I was wondering this for a school paper I'm writing.
This is one of key questions that NASA's Mars InSight probe is trying to answer but it has only recently arrived and starting taking data and it will be a while before the data is analyzed and published in peer reviewed journals. The "mole" which would burrow below the surface and make the temperature measurements encountered some initial issues and NASA and the instrument's builders were running further tests and looking at those data before proceeding according to this mission press release.
For a term-paper kind of answer you don't actually need to wait for Mars InSight to tell you. 15 feet is deep enough for you to able to assume that the temperature will be the average of temperatures on the surface.
So first find a graph of the temperature on a typical Martian spring or autumn day, then work out the average temperature over the 25 hours. That is a good first guess.

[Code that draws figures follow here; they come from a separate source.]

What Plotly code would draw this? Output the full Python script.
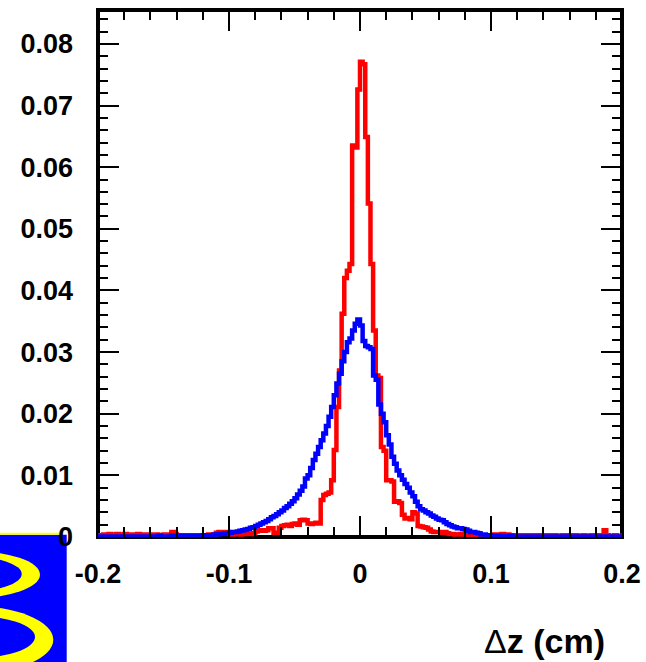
import numpy as np
import plotly.graph_objects as go

# ---- data: 200 bins of width 0.002 between -0.2 and 0.2 ----
x_min, x_max, n_bins = -0.2, 0.2, 200

red_counts = [
    0.0002, 0.0003, 0.0004, 0.0004, 0.0005, 0.0004, 0.0004, 0.0005, 0.0004, 0.0004,
    0.0005, 0.0004, 0.0004, 0.0003, 0.0004, 0.0005, 0.0004, 0.0004, 0.0003, 0.0004,
    0.0004, 0.0003, 0.0004, 0.0003, 0.0003, 0.0004, 0.0003, 0.0004, 0.0008, 0.0005,
    0.0003, 0.0003, 0.0002, 0.0003, 0.0003, 0.0002, 0.0003, 0.0003, 0.0003, 0.0002,
    0.0003, 0.0003, 0.0004, 0.0003, 0.0004, 0.0007, 0.0008, 0.0008, 0.0007, 0.0008,
    0.0005, 0.0004, 0.0005, 0.0005, 0.0004, 0.0005, 0.0006, 0.0005, 0.0005, 0.0006,
    0.0009, 0.0010, 0.0011, 0.0010, 0.0011, 0.0014, 0.0014, 0.0007, 0.0007, 0.0015,
    0.0018, 0.0019, 0.0020, 0.0018, 0.0021, 0.0022, 0.0020, 0.0027, 0.0028, 0.0027,
    0.0022, 0.0021, 0.0022, 0.0023, 0.0022, 0.0060, 0.0068, 0.0070, 0.0072, 0.0092,
    0.0141, 0.0211, 0.0270, 0.0362, 0.0420, 0.0432, 0.0443, 0.0635, 0.0632, 0.0726,
    0.0771, 0.0767, 0.0649, 0.0541, 0.0443, 0.0335, 0.0262, 0.0258, 0.0146, 0.0140,
    0.0092, 0.0092, 0.0090, 0.0057, 0.0058, 0.0055, 0.0036, 0.0030, 0.0031, 0.0029,
    0.0040, 0.0038, 0.0018, 0.0017, 0.0016, 0.0015, 0.0012, 0.0009, 0.0008, 0.0008,
    0.0008, 0.0007, 0.0008, 0.0006, 0.0005, 0.0005, 0.0004, 0.0004, 0.0005, 0.0004,
    0.0004, 0.0003, 0.0004, 0.0003, 0.0003, 0.0004, 0.0003, 0.0003, 0.0002, 0.0003,
    0.0003, 0.0004, 0.0003, 0.0004, 0.0005, 0.0004, 0.0004, 0.0003, 0.0003, 0.0003,
    0.0003, 0.0002, 0.0003, 0.0003, 0.0002, 0.0003, 0.0003, 0.0002, 0.0003, 0.0003,
    0.0002, 0.0003, 0.0003, 0.0002, 0.0003, 0.0002, 0.0002, 0.0003, 0.0002, 0.0003,
    0.0003, 0.0002, 0.0003, 0.0002, 0.0002, 0.0003, 0.0002, 0.0002, 0.0003, 0.0002,
    0.0002, 0.0003, 0.0003, 0.0011, 0.0003, 0.0002, 0.0002, 0.0003, 0.0002, 0.0002,
]

blue_counts = [
    0.0001, 0.0000, 0.0001, 0.0001, 0.0000, 0.0001, 0.0001, 0.0001, 0.0000, 0.0001,
    0.0001, 0.0001, 0.0000, 0.0001, 0.0001, 0.0001, 0.0001, 0.0000, 0.0001, 0.0001,
    0.0001, 0.0001, 0.0001, 0.0002, 0.0001, 0.0001, 0.0001, 0.0001, 0.0002, 0.0001,
    0.0001, 0.0002, 0.0001, 0.0002, 0.0002, 0.0001, 0.0002, 0.0002, 0.0002, 0.0002,
    0.0003, 0.0002, 0.0003, 0.0003, 0.0004, 0.0004, 0.0005, 0.0005, 0.0006, 0.0006,
    0.0007, 0.0008, 0.0008, 0.0009, 0.0010, 0.0011, 0.0012, 0.0013, 0.0015, 0.0016,
    0.0018, 0.0020, 0.0022, 0.0024, 0.0026, 0.0029, 0.0032, 0.0034, 0.0037, 0.0040,
    0.0043, 0.0047, 0.0050, 0.0054, 0.0058, 0.0063, 0.0069, 0.0075, 0.0082, 0.0095,
    0.0100, 0.0112, 0.0125, 0.0135, 0.0146, 0.0157, 0.0168, 0.0180, 0.0195, 0.0211,
    0.0230, 0.0249, 0.0265, 0.0285, 0.0300, 0.0316, 0.0322, 0.0335, 0.0346, 0.0353,
    0.0343, 0.0318, 0.0310, 0.0308, 0.0305, 0.0262, 0.0255, 0.0215, 0.0200, 0.0186,
    0.0165, 0.0150, 0.0130, 0.0119, 0.0108, 0.0100, 0.0093, 0.0086, 0.0080, 0.0072,
    0.0066, 0.0057, 0.0050, 0.0045, 0.0043, 0.0040, 0.0038, 0.0035, 0.0033, 0.0030,
    0.0028, 0.0027, 0.0024, 0.0021, 0.0019, 0.0017, 0.0016, 0.0014, 0.0014, 0.0013,
    0.0012, 0.0010, 0.0008, 0.0008, 0.0007, 0.0006, 0.0004, 0.0004, 0.0003, 0.0003,
    0.0002, 0.0002, 0.0002, 0.0001, 0.0002, 0.0001, 0.0001, 0.0002, 0.0001, 0.0001,
    0.0001, 0.0001, 0.0001, 0.0000, 0.0001, 0.0001, 0.0001, 0.0001, 0.0000, 0.0001,
    0.0001, 0.0001, 0.0001, 0.0001, 0.0000, 0.0001, 0.0001, 0.0001, 0.0001, 0.0001,
    0.0000, 0.0001, 0.0001, 0.0001, 0.0001, 0.0000, 0.0001, 0.0001, 0.0001, 0.0001,
    0.0001, 0.0001, 0.0000, 0.0001, 0.0001, 0.0001, 0.0001, 0.0001, 0.0001, 0.0001,
]

x_tick_vals = [-0.2, -0.1, 0.0, 0.1, 0.2]
x_tick_labels = ["-0.2", "-0.1", "0", "0.1", "0.2"]
y_tick_vals = [0.0, 0.01, 0.02, 0.03, 0.04, 0.05, 0.06, 0.07, 0.08]
y_tick_labels = ["0", "0.01", "0.02", "0.03", "0.04", "0.05", "0.06", "0.07", "0.08"]
x_title = "Δ<b>z (cm)</b>"

# ---- figure geometry ----
W, H = 646, 662
ML, MR, MT, MB = 98, 24, 10, 125
PW, PH = W - ML - MR, H - MT - MB


def px(x):
    return (x - ML) / PW


def py(y):
    return (MT + PH - y) / PH


edges = np.linspace(x_min, x_max, n_bins + 1)


def step_xy(counts):
    return list(edges), list(counts) + [counts[-1]]


fig = go.Figure()
for counts, color in [(red_counts, "#ff0000"), (blue_counts, "#0000ff")]:
    xs, ys = step_xy(counts)
    fig.add_trace(go.Scatter(x=xs, y=ys, mode="lines", line_shape="hv",
                             line=dict(color=color, width=4.5), showlegend=False,
                             hoverinfo="skip"))

tick_font = dict(family="Liberation Sans, Arial, sans-serif", size=27,
                 color="black", weight="bold")

fig.update_xaxes(range=[x_min, x_max], tickmode="array", tickvals=x_tick_vals,
                 ticktext=x_tick_labels, ticks="inside", ticklen=21, tickwidth=2,
                 tickcolor="black", mirror="allticks", showline=False,
                 showgrid=False, zeroline=False, tickfont=tick_font,
                 ticklabelstandoff=18, automargin=False,
                 minor=dict(tickmode="linear", tick0=-0.2, dtick=0.02,
                            ticks="inside", ticklen=10, tickwidth=2,
                            tickcolor="black", showgrid=False))
fig.update_yaxes(range=[0, 0.0855], tickmode="array", tickvals=y_tick_vals,
                 ticktext=y_tick_labels, ticks="inside", ticklen=21, tickwidth=2,
                 tickcolor="black", mirror="allticks", showline=False,
                 showgrid=False, zeroline=False, tickfont=tick_font,
                 ticklabelstandoff=24, automargin=False,
                 minor=dict(tickmode="linear", tick0=0, dtick=0.002,
                            ticks="inside", ticklen=10, tickwidth=2,
                            tickcolor="black", showgrid=False))

shapes = []
# frame
shapes.append(dict(type="rect", xref="paper", yref="paper", x0=0, x1=1, y0=0, y1=1,
                   line=dict(color="black", width=4), fillcolor="rgba(0,0,0,0)",
                   layer="below"))


# logo (bottom-left)
def prect(x0, y0, x1, y1, color):
    return dict(type="rect", xref="paper", yref="paper", x0=px(x0), x1=px(x1),
                y0=py(y1), y1=py(y0), fillcolor=color, line=dict(width=0),
                layer="below")


def pell(x0, y0, x1, y1, color):
    return dict(type="circle", xref="paper", yref="paper", x0=px(x0), x1=px(x1),
                y0=py(y1), y1=py(y0), fillcolor=color, line=dict(width=0),
                layer="below")


shapes.append(prect(-2, 534.8, 66.7, 670, "#0000ff"))
shapes.append(prect(-2, 532.8, 62, 534.8, "#ffff00"))
shapes.append(pell(-100, 550.9, 40, 598.5, "#ffff00"))
shapes.append(pell(-81.7, 556.6, 21.7, 591.4, "#0000ff"))
shapes.append(pell(-113.3, 605.7, 53.3, 673.7, "#ffff00"))
shapes.append(pell(-95, 615.6, 35, 658.4, "#0000ff"))

fig.update_layout(
    template="none",
    width=W, height=H,
    margin=dict(l=ML, r=MR, t=MT, b=MB, pad=0, autoexpand=False),
    paper_bgcolor="white", plot_bgcolor="rgba(0,0,0,0)",
    shapes=shapes,
    annotations=[dict(text=x_title, xref="paper", yref="paper", x=px(607), y=py(641),
                      xanchor="right", yanchor="middle", showarrow=False,
                      font=dict(family="Liberation Sans, Arial, sans-serif",
                                size=34, color="black"))],
)

fig.write_html("out.html",
               config={"displayModeBar": False, "staticPlot": True},
               post_script="document.body.style.margin='0';"
                           "document.body.style.overflow='hidden';")
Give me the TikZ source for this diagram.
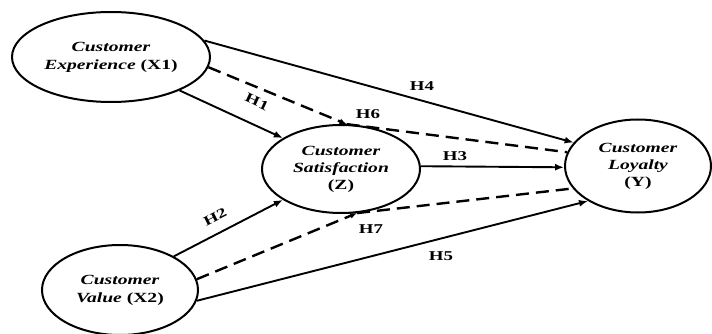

I think that 15 feet is deep enough for variations across the year, between summer and winter, to be averaged out fairly effectively as well, though that is something you may want to discuss a little in your paper. This Wikipedia article about permafrost is worth reading to see how the Earth averages its own temperatures at depth over the course of a year.
On a planetary scale 15 feet is very shallow indeed, so the amount of heat flowing from the inside of Mars towards the surface will be tiny (this is what that InSight probe is measuring) and I would suggest mentioning it only in order to say that you are ignoring it.